If you neglected The Social because you were waiting for Flock 1.0, you waited too long. So long, The Social.
posted by Plutor at 12:11 PM on November 10, 2007


What is and how does?
posted by Brian B. at 12:28 PM on November 10, 2007


Oh, you know, if you want to twitter your flickr stream over rss into bloglines, it can route that through google maps for you. Other than that, it's just a bitched-up Mozilla.
posted by Wolfdog at 12:33 PM on November 10, 2007 [3 favorites]

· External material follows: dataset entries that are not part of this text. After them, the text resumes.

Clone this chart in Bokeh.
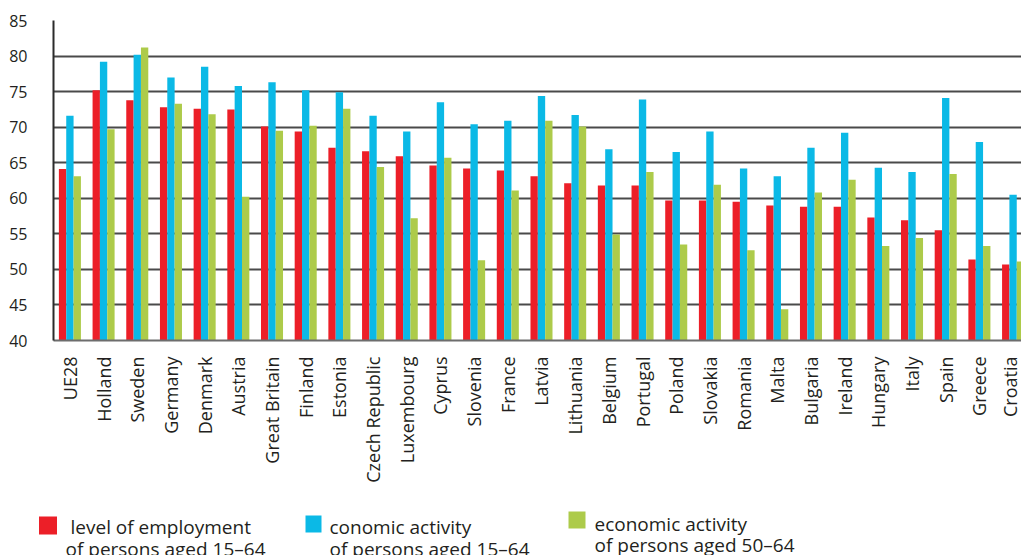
import math
from bokeh.plotting import figure
from bokeh.layouts import column
from bokeh.models import ColumnDataSource, FixedTicker, Range1d
from bokeh.core.properties import value
from bokeh.transform import dodge
from bokeh.embed import file_html
from bokeh.resources import INLINE

# Countries (EU28 average first)
countries = ["UE28", "Holland", "Sweden", "Germany", "Denmark", "Austria",
             "Great Britain", "Finland", "Estonia", "Czech Republic", "Luxembourg",
             "Cyprus", "Slovenia", "France", "Latvia", "Lithuania", "Belgium",
             "Portugal", "Poland", "Slovakia", "Romania", "Malta", "Bulgaria",
             "Ireland", "Hungary", "Italy", "Spain", "Greece", "Croatia"]

# Level of employment, persons aged 15-64 (%)
employment_15_64 = [64.1, 75.2, 73.8, 72.8, 72.6, 72.5, 70.1, 69.4, 67.1, 66.6,
                    65.9, 64.6, 64.2, 63.9, 63.1, 62.1, 61.8, 61.8, 59.7, 59.7,
                    59.5, 59.0, 58.8, 58.8, 57.3, 56.9, 55.5, 51.4, 50.7]

# Economic activity, persons aged 15-64 (%)
activity_15_64 = [71.6, 79.2, 80.2, 77.0, 78.5, 75.8, 76.3, 75.2, 74.9, 71.6,
                  69.4, 73.5, 70.4, 70.9, 74.4, 71.7, 66.9, 73.9, 66.5, 69.4,
                  64.2, 63.1, 67.1, 69.2, 64.3, 63.7, 74.1, 67.9, 60.5]

# Economic activity, persons aged 50-64 (%)
activity_50_64 = [63.1, 69.7, 81.2, 73.3, 71.8, 60.2, 69.5, 70.2, 72.6, 64.4,
                  57.2, 65.7, 51.3, 61.1, 70.9, 70.1, 54.9, 63.7, 53.5, 61.9,
                  52.7, 44.4, 60.8, 62.6, 53.3, 54.4, 63.4, 53.3, 51.1]

y_ticks = [40, 45, 50, 55, 60, 65, 70, 75, 80, 85]

legend_lines = [
    ("level of employment", "of persons aged  15\u201364"),
    ("conomic activity", "of persons aged  15\u201364"),
    ("economic activity", "of persons aged 50\u201364"),
]

RED = "#ec1f28"
BLUE = "#0bb9e6"
GREEN = "#adcb4a"
TEXT = "#231f20"
FONT = "Open Sans"

idx = list(range(len(countries)))
bar_w = 0.218

src = ColumnDataSource(dict(
    x=idx,
    emp=employment_15_64,
    act=activity_15_64,
    act50=activity_50_64,
))

p = figure(width=1021, height=495, output_backend="svg", toolbar_location=None,
           x_range=Range1d(-0.487, 28.25), y_range=Range1d(40, 85),
           min_border_left=53, min_border_right=0, min_border_top=20,
           min_border_bottom=155)
p.outline_line_color = None
p.background_fill_color = "white"
p.border_fill_color = "white"

p.vbar(x=dodge("x", -bar_w, range=p.x_range), top="emp", bottom=40, width=bar_w,
       source=src, fill_color=RED, line_color=None)
p.vbar(x=dodge("x", 0.0, range=p.x_range), top="act", bottom=40, width=bar_w,
       source=src, fill_color=BLUE, line_color=None)
p.vbar(x=dodge("x", bar_w, range=p.x_range), top="act50", bottom=40, width=bar_w,
       source=src, fill_color=GREEN, line_color=None)

# y axis
p.yaxis.ticker = FixedTicker(ticks=y_ticks)
p.yaxis.axis_line_color = "#2b2b2b"
p.yaxis.axis_line_width = 2
p.yaxis.major_tick_line_color = None
p.yaxis.minor_tick_line_color = None
p.yaxis.major_label_standoff = 20
p.yaxis.major_label_text_font = FONT
p.yaxis.major_label_text_font_size = "16px"
p.yaxis.major_label_text_color = TEXT

# x axis with country names
p.xaxis.ticker = FixedTicker(ticks=idx)
p.xaxis.major_label_overrides = {i: c for i, c in enumerate(countries)}
p.xaxis.major_label_orientation = math.pi / 2
p.xaxis.axis_line_color = "#6d6d6d"
p.xaxis.axis_line_width = 2
p.xaxis.major_tick_line_color = None
p.xaxis.minor_tick_line_color = None
p.xaxis.major_label_standoff = 10
p.xaxis.major_label_text_font = FONT
p.xaxis.major_label_text_font_size = "18px"
p.xaxis.major_label_text_color = TEXT

p.xgrid.grid_line_color = None
p.ygrid.ticker = FixedTicker(ticks=y_ticks)
p.ygrid.grid_line_color = "#4a4a4a"
p.ygrid.grid_line_width = 2

# legend strip below the chart; its data units are page pixels
lg = figure(width=1021, height=60, output_backend="svg", toolbar_location=None,
            x_range=Range1d(0, 1021), y_range=Range1d(0, 60),
            x_axis_location=None, y_axis_location=None,
            min_border_left=0, min_border_right=0,
            min_border_top=0, min_border_bottom=0)
lg.grid.visible = False
lg.outline_line_color = None

# keep the legend strip's frame independent of the chart's frame
for fig in (p, lg):
    if "frame_align" in fig.properties():
        fig.frame_align = False

sw_x = [47.5, 313, 576.5]
sw_y = [30, 31.5, 35.5]
lg.rect(x=sw_x, y=sw_y, width=[18, 16, 17], height=[18, 17, 17],
        fill_color=[RED, BLUE, GREEN], line_color=None)

txt_x1 = [70, 329, 594]
txt_x2 = [65, 329, 594]
base1 = [29, 29, 32]
base2 = [7, 7, 11]
lg.text(x=txt_x1, y=base1, text=[a for a, b in legend_lines],
        text_font=value(FONT), text_font_size="19px", text_color=TEXT,
        text_baseline="alphabetic")
lg.text(x=txt_x2, y=base2, text=[b for a, b in legend_lines],
        text_font=value(FONT), text_font_size="19px", text_color=TEXT,
        text_baseline="alphabetic")

layout = column(p, lg, spacing=0)
open("out.html", "w").write(file_html(layout, INLINE))
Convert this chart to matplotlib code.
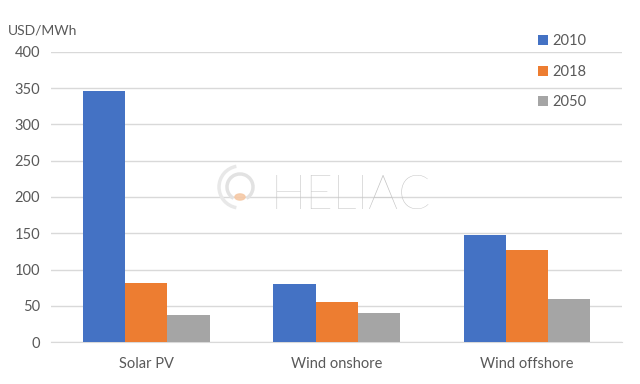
import matplotlib
matplotlib.use("Agg")
import matplotlib.pyplot as plt
import numpy as np
from matplotlib.patches import Arc, Circle

categories = ["Solar PV", "Wind onshore", "Wind offshore"]
series_names = ["2010", "2018", "2050"]
values_2010 = [346, 80, 147]
values_2018 = [81, 55, 127]
values_2050 = [37, 40, 59]
yticks = [0, 50, 100, 150, 200, 250, 300, 350, 400]
colors = ["#4472C4", "#ED7D31", "#A5A5A5"]

plt.rcParams['font.family'] = ['Lato', 'DejaVu Sans']
text_color = "#595959"

fig = plt.figure(figsize=(6.4, 3.84), dpi=100)
ax = fig.add_axes([0.08, 0.109, 0.892, 0.756])

x = np.arange(len(categories))
w = 0.222
for i, (name, vals) in enumerate(zip(series_names, [values_2010, values_2018, values_2050])):
    ax.bar(x + (i - 1) * w, vals, width=w, color=colors[i], label=name, zorder=3)

ax.set_xlim(-0.5, 2.5)
ax.set_ylim(0, 400)
ax.set_yticks(yticks)
ax.set_xticks(x)
ax.set_xticklabels(categories)
ax.grid(axis='y', color='#D9D9D9', linewidth=1, zorder=0)
ax.tick_params(axis='both', length=0, colors=text_color, labelsize=10.5)
ax.tick_params(axis='x', pad=11)
ax.tick_params(axis='y', pad=8)
for s in ['top', 'right', 'left']:
    ax.spines[s].set_visible(False)
ax.spines['bottom'].set_color('#D9D9D9')

fig.text(0.012, 0.905, "USD/MWh", color=text_color, fontsize=10, va='bottom')

leg = ax.legend(loc='upper left', bbox_to_anchor=(0.83, 1.105), frameon=False,
                handlelength=0.7, handleheight=0.7, handletextpad=0.3,
                labelspacing=1.12, fontsize=10.5)
for t in leg.get_texts():
    t.set_color(text_color)

# watermark
fig.text(0.548, 0.487, "HELIAC", fontsize=34, color='#C4C4C4', ha='center', va='center',
         fontweight='light')
cx, cy = 0.375, 0.487
fig.add_artist(Circle((cx, cy), 0.008, transform=fig.transFigure, color='#F5C9A6', alpha=0.9))
fig.add_artist(Arc((240, 197), 26, 26, theta1=-60, theta2=240, transform=None,
                   ec='#E2E2E2', lw=2.5))
fig.add_artist(Arc((240, 197), 42, 42, theta1=100, theta2=260, transform=None,
                   ec='#E8E8E8', lw=2.5))

fig.savefig("out.png", dpi=100)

Crap, I missed the Socialâ„¢ entirely.

The new Zune slogan is: You make it you

Still lousy, but at least it doesn't bring to mind ice cream socials at the old folks home. Anyone for a sasparilla?
posted by porn in the woods at 12:38 PM on November 10, 2007


I'm using it right now. Having all those social apps right there in sidebar is useful if you're into all those social apps.

But currently I bounce between Safari 3 on the PC, because of the cool way it does in page searches and you can manually resize any text area and Camino on the Mac, just 'cause it's a stripped down Firefox with inline spellchecking. If someone could combine those features in one browser along with integrated delicious bookmarks that would be awesome.

The interface is very 2.0, gradients and sheen everywhere.
posted by Brandon Blatcher at 12:51 PM on November 10, 2007


You guys are becoming the people I go on the web to get away from.
posted by srboisvert at 12:56 PM on November 10, 2007 [10 favorites]


The marketing text on this is very annoying "Start Flocking now, and feel what it's like to be everywhere at once Get ready to meet your new favorite browser!"

Isn't this supposed to appeal to tech-savvy people? I mean, that's who uses these services. Those are the people who care.

But who knows, maybe people go for that sort of thing.
posted by delmoi at 12:58 PM on November 10, 2007


Is this "Flocking" something which might violate one's parole?
posted by hojoki at 1:04 PM on November 10, 2007 [1 favorite]


I tried so hard to care I almost broke a sweat. Almost. Still don't care.
posted by From Bklyn at 1:05 PM on November 10, 2007 [3 favorites]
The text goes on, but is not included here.